“El hombre feliz es aquel que, siendo rey o campesino, encuentra paz en su hogar” dijo el escritor alemán Goethe. Una familia con nueve hijos vivía en un viejo cercado ocupado en su mayor parte por un patio empedrado. Había una gavillera que los niños atravesaban corriendo de lado a lado; apenas tres habitaciones tomadas al asalto por camas como tanques de lana y una cocina helada en la que la madre cocinaba con tres tocas y dos chaquetas. El padre construyó un columpio y los niños, más que columpiarse, volaban de Oriente a Occidente con gran destreza. Era su hogar.
Emigraron a Madrid y cambiaron el cercado por un piso en San Cristóbal de los Ángeles de sesenta metros y el clima adecuado para crecer en otra clase de indigencia más urbana aderezada por la música de Leño, Obús y todas aquellas romanzas que invitaban al sosiego y la paz de espíritu. Volvieron a componer su hogar.
Algunos de ellos emigraron dentro del propio Madrid a un piso compartido. Por lo que sus pertenencias cabían en una habitación.
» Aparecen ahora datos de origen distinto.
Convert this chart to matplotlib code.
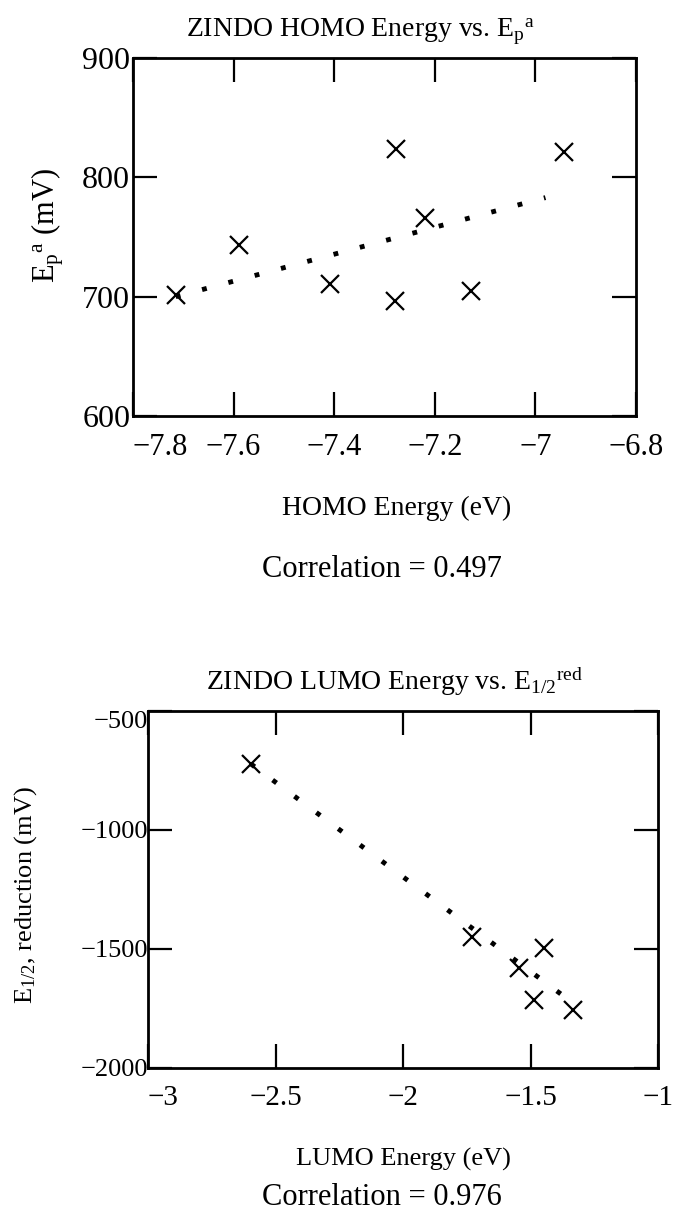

Aún así, el salón y la cocina era compartidos por los compañeros. Comían juntos y a veces celebraban cualquier cosa haciendo unas gachas, invitaban a todos los amigos y así, cada uno encontró de nuevo un hogar.
Cuentan que una de las hijas se casó y que tuvo cinco hijos en un bloque de pisos enfrente de un erial inmundo en el que los niños jugaban con latas y ratas. Dos dormitorios, la lavadora en el salón y el frigorífico en la terraza. El alquiler costaba la mitad del salario y el día que compraron un tapiz con tigres se hicieron una foto apiñados bajo los susodichos tigres, orgullosos de la decoración del salón. Y entre todos fundaron otro hogar.Otro hijo, el más pequeño, alquiló una habitación cuando pudo independizarse. Pero en esta ocasión, en la habitación solo cabían la cama y él. Compró un armario de plástico y colgó la tele en la pared. El hogar se fue comprimiendo cada vez más. El baño compartido ya no protegía su intimidad sino la de otros ocho inquilinos desconocidos. ¡Con lo amplia y luminosa que aparecía la habitación en el anuncio de la inmobiliaria! El alquiler de la habitación costaba el sesenta por ciento de su salario. El hogar se le escapaba por los bolsillos. En otro piso del mismo rellano vivía una mujer mayor que a veces le pedía que por favor metiera la botella de butano en la cocina porque ella no podía. La casa de la vieja -como él decía- olía a humedad mezclada con pis de gato, la cama estaba al lado del hornillo de la cocina porque así se podía calentar por la noche. El suelo estaba roto y no tenía calentador de agua. Según decían, al ser una vivienda de renta antigua, el casero no realizaba instalaciones porque no le merecía la pena para lo poco que le pagaba la vieja. “Van a sacar una ley en la que nos van a cobrar la habitación por lo que vale la habitación y no como si pagáramos por toda la casa” se decían unos a otros. Pero en el fondo sabían que el abuso se resbala por los amplios recodos de leyes sin cerrar. Cómo echaban de menos el columpio de su cercado de piedras.